I think that the body is art in itself. I don't think some of those have to convey any particular theme. They just look pleasant.


----------



## Mouse (Aug 18, 2009)

"they just look pleasant"

it's comments like that that make me hate art. and my resitance to those types of half-assed ideas that made my high school art teacher hate my gutts. 

and they DO convey a theme. they are very consitantly the same, all of them. the entire gallery is the same shit over and over and over. AND it's also the same shit that's been already done over and over and over.

and yes, the body is art itself. So stop violating the copyright and try something original


----------



## genghis braun (Aug 18, 2009)

I don't mind seeing "artistic nude" photos of people if something truly artistic and creative has been done to thier body-not just a bunch of tattoos. I saw some work by a photographer who posed tiny toys on people's bodies in really creative and funny ways.


----------



## Mouse (Aug 18, 2009)

yeah, sometimes someone can do something interesting with the same old trick but I still think, as a rule, the artistic nude needs to be put to bed.


----------



## connerR (Aug 18, 2009)

What's wrong with something "just looking pleasant"? Must everything have some sort of profound, higher level message to it? 

I hate "art", too, though, because it seems too predicated on the placard beneath it.


----------



## Mouse (Aug 18, 2009)

things that "just look pleasant" are for doctors offices and your grandma's kitchen.


----------



## Mouse (Aug 18, 2009)

exactly. 

and people like to convince themselves Suicide Girls is so edgy and empowering. it's all bullshit. 

I will grant nofauxxx.com the honor of being exempt from the jack-ass porn fakers, they actually do compelling work for the sake of naughty pictures.


----------



## dirty_rotten_squatter (Aug 18, 2009)

O.K I'll agree with you on the suicide girls thing, being that you HAVE to fit a criteria in order to be one and that in my opinion isn't art, nor is it fair. But the "artstic nude" pictues have various art forms in it.. the model, in most of these cases, are not the artist just a prop. It is the photographer who sets the pose who sets the perfect amount of lighting to convey somtimes an emotion or yes to pretty up the picture. You know, there are guy artistic nudes out there too. For the record I sit to pee, I hate it when it splashes up all over the place when I stand.


----------



## drun_ken (Aug 18, 2009)

my favorite is... Deeper Valley ....i like it better than... Art or Porn - You decide ....deeper valley has some really awsome shots seriously...its not all just like im half naked in front of a broken window over and over again...art or porn is fun cuz ya get both....and i do love my porn....oh yeah i love art to


----------



## Gudj (Aug 18, 2009)

I am under the impression that having a nude person (especially a female bodied person) as subject matter for a photograph had a similar purpose as having a nude model to draw or paint. Human bodies are uniquely challenging to paint, beautiful, and easy to come across. I figure that using nude models for photography is just an extension of that: super interesting lines and features, a near universal appreciation for the form, and easy to acquire. 
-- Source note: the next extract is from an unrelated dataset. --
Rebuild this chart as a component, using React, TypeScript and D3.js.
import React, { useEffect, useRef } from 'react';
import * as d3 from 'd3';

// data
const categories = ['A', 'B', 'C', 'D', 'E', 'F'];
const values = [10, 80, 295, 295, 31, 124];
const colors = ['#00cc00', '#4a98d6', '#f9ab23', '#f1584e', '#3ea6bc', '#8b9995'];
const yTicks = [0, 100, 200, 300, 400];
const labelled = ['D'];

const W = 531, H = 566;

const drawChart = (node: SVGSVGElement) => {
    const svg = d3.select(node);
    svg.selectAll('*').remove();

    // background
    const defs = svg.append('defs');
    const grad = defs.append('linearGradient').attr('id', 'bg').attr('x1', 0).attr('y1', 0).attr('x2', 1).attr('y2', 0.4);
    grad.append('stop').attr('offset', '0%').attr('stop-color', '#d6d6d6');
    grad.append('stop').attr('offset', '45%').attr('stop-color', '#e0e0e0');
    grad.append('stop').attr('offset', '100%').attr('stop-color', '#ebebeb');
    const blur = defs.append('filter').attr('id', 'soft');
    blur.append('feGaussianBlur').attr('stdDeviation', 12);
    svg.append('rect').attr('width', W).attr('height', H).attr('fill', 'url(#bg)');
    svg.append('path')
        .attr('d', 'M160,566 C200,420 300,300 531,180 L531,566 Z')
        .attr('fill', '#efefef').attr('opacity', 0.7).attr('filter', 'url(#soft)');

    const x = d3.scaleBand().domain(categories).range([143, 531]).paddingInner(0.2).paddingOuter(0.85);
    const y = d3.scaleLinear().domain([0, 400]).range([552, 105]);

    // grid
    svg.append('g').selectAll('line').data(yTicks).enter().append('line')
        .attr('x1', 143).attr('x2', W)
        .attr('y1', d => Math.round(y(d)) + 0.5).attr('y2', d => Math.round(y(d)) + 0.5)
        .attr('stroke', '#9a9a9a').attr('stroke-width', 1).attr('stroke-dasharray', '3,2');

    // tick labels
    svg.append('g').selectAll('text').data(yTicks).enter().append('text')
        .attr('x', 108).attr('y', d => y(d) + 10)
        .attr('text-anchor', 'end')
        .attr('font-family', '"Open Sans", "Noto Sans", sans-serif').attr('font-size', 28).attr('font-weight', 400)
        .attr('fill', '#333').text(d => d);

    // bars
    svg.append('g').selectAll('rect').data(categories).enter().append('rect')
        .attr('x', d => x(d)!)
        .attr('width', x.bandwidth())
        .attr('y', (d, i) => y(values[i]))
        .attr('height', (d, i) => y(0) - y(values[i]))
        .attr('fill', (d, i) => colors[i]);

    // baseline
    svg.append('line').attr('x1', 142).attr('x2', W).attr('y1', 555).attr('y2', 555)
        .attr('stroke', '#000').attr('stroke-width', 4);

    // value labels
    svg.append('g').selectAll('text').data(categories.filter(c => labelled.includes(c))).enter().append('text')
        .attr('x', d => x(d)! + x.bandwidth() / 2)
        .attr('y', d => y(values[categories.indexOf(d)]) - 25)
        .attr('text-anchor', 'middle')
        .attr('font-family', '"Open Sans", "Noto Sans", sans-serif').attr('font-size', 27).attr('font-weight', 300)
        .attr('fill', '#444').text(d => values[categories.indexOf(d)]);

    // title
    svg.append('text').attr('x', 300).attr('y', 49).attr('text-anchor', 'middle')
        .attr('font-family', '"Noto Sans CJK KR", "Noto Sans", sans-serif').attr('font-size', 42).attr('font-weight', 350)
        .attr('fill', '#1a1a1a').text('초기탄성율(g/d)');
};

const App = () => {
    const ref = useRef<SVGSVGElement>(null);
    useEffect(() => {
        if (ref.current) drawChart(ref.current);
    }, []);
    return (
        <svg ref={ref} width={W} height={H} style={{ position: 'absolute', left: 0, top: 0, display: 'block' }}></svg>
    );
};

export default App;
That being said, photographers who just use nude female-bodies as subject matter because it's like, tried and true and therefore self-validating, are stupid and not really bringing anything new. Also, even worse are people who use bodies because they think that they will get really cheap appreciation for their 'art' by having a hot girl as a subject. Fuck those people. 
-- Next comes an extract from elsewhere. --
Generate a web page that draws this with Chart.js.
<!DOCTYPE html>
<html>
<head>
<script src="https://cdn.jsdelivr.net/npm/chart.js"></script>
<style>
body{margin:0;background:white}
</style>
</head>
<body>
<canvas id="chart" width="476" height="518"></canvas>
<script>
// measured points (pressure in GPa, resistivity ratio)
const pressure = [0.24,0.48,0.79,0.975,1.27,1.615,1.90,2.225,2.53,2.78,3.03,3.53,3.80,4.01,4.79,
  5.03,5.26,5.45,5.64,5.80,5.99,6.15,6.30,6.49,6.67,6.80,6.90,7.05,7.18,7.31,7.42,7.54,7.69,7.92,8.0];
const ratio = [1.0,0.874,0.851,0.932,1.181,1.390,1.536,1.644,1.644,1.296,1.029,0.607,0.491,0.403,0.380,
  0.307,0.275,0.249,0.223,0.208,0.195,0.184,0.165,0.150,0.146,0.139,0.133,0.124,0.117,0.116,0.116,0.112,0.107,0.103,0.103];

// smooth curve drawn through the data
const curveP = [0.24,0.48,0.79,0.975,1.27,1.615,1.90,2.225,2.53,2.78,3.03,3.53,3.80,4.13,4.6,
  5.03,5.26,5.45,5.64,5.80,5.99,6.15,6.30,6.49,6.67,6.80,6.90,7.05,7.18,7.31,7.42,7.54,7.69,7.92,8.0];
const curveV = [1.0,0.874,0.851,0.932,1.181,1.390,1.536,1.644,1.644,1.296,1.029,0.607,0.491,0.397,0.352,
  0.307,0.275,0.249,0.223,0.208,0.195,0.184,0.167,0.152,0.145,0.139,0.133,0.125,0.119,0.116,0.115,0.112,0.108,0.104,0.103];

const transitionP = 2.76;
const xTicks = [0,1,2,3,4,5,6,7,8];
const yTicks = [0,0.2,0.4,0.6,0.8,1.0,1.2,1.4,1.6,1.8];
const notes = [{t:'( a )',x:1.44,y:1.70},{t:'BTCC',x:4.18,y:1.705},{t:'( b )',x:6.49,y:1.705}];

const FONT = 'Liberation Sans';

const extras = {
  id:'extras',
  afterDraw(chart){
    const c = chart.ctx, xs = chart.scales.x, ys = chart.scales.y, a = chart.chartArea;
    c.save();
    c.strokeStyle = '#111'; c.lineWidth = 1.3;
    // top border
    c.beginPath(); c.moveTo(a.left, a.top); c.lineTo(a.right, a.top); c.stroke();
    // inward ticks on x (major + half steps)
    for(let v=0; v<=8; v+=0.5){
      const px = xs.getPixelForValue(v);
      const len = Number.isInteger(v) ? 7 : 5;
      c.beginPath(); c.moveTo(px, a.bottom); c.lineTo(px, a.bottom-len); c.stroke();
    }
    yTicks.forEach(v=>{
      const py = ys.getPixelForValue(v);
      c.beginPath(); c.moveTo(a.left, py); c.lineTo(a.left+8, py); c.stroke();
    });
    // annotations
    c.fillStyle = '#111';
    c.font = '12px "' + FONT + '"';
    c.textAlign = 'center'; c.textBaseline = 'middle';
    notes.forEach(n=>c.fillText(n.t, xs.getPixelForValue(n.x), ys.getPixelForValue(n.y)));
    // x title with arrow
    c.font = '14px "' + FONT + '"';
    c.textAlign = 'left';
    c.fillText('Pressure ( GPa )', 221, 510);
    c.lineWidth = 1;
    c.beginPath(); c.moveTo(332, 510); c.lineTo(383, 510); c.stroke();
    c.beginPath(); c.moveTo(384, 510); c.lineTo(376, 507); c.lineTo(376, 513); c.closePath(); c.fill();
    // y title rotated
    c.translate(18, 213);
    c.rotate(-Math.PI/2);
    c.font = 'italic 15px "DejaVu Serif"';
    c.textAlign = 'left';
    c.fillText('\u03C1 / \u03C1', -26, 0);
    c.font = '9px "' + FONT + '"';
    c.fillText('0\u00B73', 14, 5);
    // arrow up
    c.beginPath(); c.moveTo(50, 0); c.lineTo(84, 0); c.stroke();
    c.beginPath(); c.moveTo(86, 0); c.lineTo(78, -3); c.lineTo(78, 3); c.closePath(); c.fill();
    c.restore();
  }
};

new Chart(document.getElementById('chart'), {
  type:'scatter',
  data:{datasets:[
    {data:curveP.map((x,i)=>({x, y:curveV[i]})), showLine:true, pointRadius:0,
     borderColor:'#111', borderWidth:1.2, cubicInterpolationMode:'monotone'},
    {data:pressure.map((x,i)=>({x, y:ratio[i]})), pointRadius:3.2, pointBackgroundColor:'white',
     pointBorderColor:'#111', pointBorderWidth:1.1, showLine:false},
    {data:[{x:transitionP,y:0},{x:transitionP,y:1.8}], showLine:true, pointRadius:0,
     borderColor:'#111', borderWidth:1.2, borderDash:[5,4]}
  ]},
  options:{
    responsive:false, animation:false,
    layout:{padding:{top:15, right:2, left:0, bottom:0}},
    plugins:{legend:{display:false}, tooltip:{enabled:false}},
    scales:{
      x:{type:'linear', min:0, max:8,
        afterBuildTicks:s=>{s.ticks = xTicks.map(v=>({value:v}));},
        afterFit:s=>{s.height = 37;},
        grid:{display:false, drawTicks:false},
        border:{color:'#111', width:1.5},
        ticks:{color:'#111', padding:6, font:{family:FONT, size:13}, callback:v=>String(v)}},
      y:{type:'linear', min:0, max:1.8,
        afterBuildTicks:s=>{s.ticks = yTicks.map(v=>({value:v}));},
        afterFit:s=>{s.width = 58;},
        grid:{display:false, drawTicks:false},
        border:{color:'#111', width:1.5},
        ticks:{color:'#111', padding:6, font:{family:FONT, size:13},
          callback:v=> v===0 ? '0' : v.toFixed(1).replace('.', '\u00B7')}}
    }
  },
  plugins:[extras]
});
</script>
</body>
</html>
So, I guess that I see how nude-models are useful and overall a good idea for practicing fine art skills, however just using them for subject matter because it's a default, or because it might up your horny adolescent fanbase is fucking stupid.

Oh, and I am a male and art-model.


----------



## connerR (Aug 18, 2009)

Mouse said:


> things that "just look pleasant" are for doctors offices and your grandma's kitchen.
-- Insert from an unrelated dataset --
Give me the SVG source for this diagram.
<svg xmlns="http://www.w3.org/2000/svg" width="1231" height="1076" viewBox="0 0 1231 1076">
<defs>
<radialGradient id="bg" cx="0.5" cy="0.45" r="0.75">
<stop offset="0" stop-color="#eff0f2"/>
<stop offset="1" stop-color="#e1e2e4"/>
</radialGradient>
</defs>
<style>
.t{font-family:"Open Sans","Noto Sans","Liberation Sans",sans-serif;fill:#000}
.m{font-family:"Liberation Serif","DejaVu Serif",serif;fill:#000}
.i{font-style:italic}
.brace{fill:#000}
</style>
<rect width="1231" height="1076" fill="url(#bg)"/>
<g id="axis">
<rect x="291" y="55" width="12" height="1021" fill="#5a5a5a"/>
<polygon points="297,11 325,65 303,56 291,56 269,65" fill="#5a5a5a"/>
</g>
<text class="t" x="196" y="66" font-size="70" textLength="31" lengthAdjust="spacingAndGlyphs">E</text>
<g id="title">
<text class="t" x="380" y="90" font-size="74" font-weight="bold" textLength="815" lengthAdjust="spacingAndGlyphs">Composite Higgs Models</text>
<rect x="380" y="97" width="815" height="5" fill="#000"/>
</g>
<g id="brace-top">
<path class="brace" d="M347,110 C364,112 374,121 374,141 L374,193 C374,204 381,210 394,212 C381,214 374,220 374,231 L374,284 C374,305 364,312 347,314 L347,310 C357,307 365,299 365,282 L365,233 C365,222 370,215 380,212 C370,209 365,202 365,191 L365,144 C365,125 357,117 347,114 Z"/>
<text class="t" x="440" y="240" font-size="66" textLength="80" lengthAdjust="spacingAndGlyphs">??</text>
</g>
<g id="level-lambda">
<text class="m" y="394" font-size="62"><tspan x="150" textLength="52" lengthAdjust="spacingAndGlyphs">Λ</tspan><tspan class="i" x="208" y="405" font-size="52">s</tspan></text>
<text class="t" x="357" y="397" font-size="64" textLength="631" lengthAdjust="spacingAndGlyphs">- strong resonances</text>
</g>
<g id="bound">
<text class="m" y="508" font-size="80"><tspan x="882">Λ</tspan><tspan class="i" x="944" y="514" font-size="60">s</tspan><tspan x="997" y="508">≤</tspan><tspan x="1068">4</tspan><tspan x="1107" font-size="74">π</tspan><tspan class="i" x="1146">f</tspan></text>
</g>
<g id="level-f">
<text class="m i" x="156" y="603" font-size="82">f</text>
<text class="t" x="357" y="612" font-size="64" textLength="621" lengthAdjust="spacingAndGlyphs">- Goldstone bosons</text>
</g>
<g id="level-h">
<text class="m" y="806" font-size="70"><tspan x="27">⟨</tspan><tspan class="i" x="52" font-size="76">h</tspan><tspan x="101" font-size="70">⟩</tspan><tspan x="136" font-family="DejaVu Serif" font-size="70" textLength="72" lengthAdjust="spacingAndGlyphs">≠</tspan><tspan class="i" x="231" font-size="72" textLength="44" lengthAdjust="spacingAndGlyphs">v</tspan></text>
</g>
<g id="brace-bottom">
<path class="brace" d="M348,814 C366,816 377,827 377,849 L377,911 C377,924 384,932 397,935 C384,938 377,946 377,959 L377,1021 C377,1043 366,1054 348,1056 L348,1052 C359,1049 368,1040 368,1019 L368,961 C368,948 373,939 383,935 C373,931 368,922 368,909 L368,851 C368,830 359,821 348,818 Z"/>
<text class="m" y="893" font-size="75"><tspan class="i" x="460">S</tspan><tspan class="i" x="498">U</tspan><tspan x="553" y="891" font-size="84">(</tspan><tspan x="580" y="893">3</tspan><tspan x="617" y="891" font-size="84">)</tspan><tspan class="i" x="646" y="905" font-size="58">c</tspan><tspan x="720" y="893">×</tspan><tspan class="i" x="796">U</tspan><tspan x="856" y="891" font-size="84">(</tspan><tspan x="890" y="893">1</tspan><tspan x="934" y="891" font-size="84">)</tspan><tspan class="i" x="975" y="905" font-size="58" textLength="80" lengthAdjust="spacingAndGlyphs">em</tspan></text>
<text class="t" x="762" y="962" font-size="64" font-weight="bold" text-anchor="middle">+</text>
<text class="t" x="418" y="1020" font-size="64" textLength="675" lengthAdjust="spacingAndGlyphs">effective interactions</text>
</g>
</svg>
I don't think so. The museums I've been to are lined with paintings or sculptures that just _look good_, even if they're cliche or overdone or lacking complexity. The art that I like appeals to me because it looks good (or pleasant or cool or nice or whatever word fits at the time). But maybe that's just me? Perhaps I'm missing the crux of fine art?

Art is like politics, it's different for everyone. In the case of the OP, I could look at well composed artistic nudes for a while and I doubt I'd get bored. But its something that I like to look at. 

And for the record, my grandmother has old Asian artwork in her kitchen and a Salvador Dali print in another part of the house.


----------



## Gypsybones (Aug 18, 2009)

ok I agree with you on "looking at it from an artists perspective" nude art being over done . As a photo guy myself; I tend to steer away from something I other wise love, for the sake of avoiding repetition.

Now the female body has been painted, drawn, photographed, carved, ect ect ect... more than any other one subject in any medium of art in history. Why?
because humans make art, a large majority of them men, (even though both sexes do women) and the most pleasing shape/ line to the human eye is the s curve or just curvs . 
for example with one strait line you can make 3 basic shapes with it, strait, bent/ hard line with sharp angels, or a curve. 
the curve or s lets the eye follow smoothly and easily with the line, making it seam soft 
and beautiful, natural. (because strait lines do not appear in nature there for the most pleasing is the most like nature its self) 

so in conclusion; humans make art with human subjects, famous art world historically dominated by men, women opiate of mans eye / female body beautiful and curvy, s curve most ascetically pleasing to eye. 

so its no surprise female models/ curvy s shape, get payed more than men blocky square tougher rather than softer.


----------



## Gypsybones (Aug 18, 2009)

oh and since no one has said anything; that first girl on the DA link, had one fantastic ass. 





just putting it out there since so many of yall were thinking that.  
Tequila Sunrise. by =lorelix04 on deviantART I mean really?! WOW


----------



## Mouse (Aug 19, 2009)

ha.. see... it's a total distraction as well. ^^

----------------------------------------------------------

let me phrase my idea a lil differently... even the most politcal and meaningful art can become pointless as well. I'm sure when the person who penned the uncle same "I want you" posters created a massive impact on peoples psyche, but now does it even make you bat an eyelash? No, because you've seen it 80000000000000 times and it's dead.

Same goes for the artistic nude. 

I agree with what Gudj said about using the body as a form of study to learn to draw, paint, and as a bases for future creations.. but keeping with the human form as an all consuming subject matter needs to STOP. practice your figure drawing, doodle some boobies and get it outta your system, and MOVE ON. Cars have nice curvy lines as well, but is it ok to only draw and photograph cars for the rest of your days and call that art? nah.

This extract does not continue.